One word describes the Italian-American experience in American sports: Winners.
Sticking to just New York City teams is enough for major league baseball. In fact, with Tony Lazzeri on one end and Joe Torre on another, the histories of the New York Yankees and Italian-Americans in sports are virtually intertwined.
The sportswriter Allen Barra recently hailed Yogi Berra as the greatest team player in baseball history. Yogi played, coached or managed in 75 World Series games. A three-time Most Valuable Player, Yogi played on 14 pennant-winning teams and 10 World Series champions. He later managed the Yankees to the World Series in 1964 and did the same for the New York Mets in 1973. And when the Mets won the World Series in 1986, they first had to go through the Houston Astros. And who was in the dugout as a coach for Houston? The ubiquitous Berra himself.
Barra’s claim is controversial in that it places Berra ahead of his teammate, Joe DiMaggio. Along with Bill Russell in professional basketball, DiMaggio’s career as a winner represents the closest thing to perfection in this sub-lunar sphere. In his 13 seasons, the Yankees won 10 pennants, and nine World Series. In DiMaggio’s first four seasons, the Yankees won four consecutive World Series. Whenever Babe Ruth used to visit the Yankee locker room, he always addressed the players as “kid.” With DiMaggio, it was different. The Bambino acknowledged him with a “hi, Joe.”
The incredible 1921 to 1964 Yankee dynasty included Lazzeri, Berra and DiMaggio, but also Frank Crosetti, Phil Rizzuto, Vic Raschi, Marius Russo, Billy Martin and Joe Pepitone. Let’s not overlook the National League. The Brooklyn Dodgers featured 1941 MVP Dolph Camilli and 1953 batting champ Carl Furillo. Sal Maglie helped to pitch the legendary 1951 New York Giants to their stunning pennant win over the Dodgers. Three years later, Johnny Antonelli won 21 games as the Giants won the World Series. The Mets had Bobby Valentine, who piloted the Amazins’ to a pennant in 2000, a squad that included Brooklyn native Johnny Franco, Matt Franco, Robin Ventura and Mike Piazza.

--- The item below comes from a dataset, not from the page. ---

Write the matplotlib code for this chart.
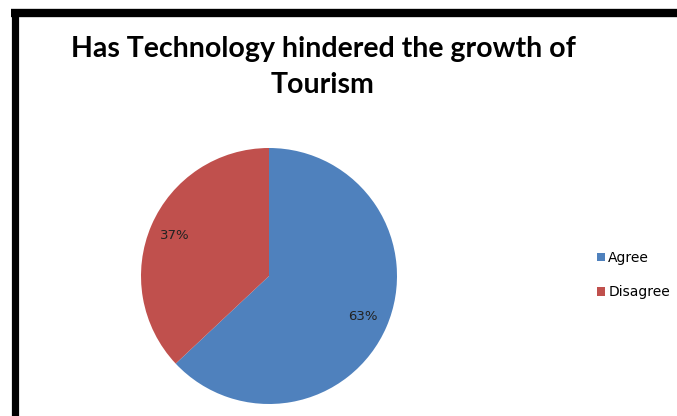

In pro football, one man, Brooklyn native Vince Lombardi, set the standard for excellence during the Golden Age of the ’60s. Lombardi’s Green Bay Packers methodically rolled over the opposition, winning the first two Super Bowls in 1967 and 1968. In honor of Lombardi, the winning trophy for each Super Bowl game is now named for the man.
Finally, to the world of prizefighting, where the quest for excellence reached new heights in the career of Rocky Marciano, the only undefeated heavyweight champ in boxing history. Another Rocky, Graziano by last name, battled his way out of the Lower East Side to become a middleweight champion. Carmen Basilio was both a welterweight and middleweight champ. And no one can forget Jake LaMotta, the Raging Bull from the Bronx, a middleweight champion and also the subject of a classic film.
We started with Yogi and let’s end with him, too. Ralph Houk, the Yankee general manager, fired Yogi the day after the Yanks lost the World Series to the St. Louis Cardinals in 1964. The Yankees then went 11 seasons without a pennant. Call it the Curse of Yogi. In 1976, Yankee skipper Billy Martin brought Yogi back as a coach. The Bombers proceeded to win five division titles in the next six years, plus four pennants and two World Series wins. Billy knew where to go to find a winner.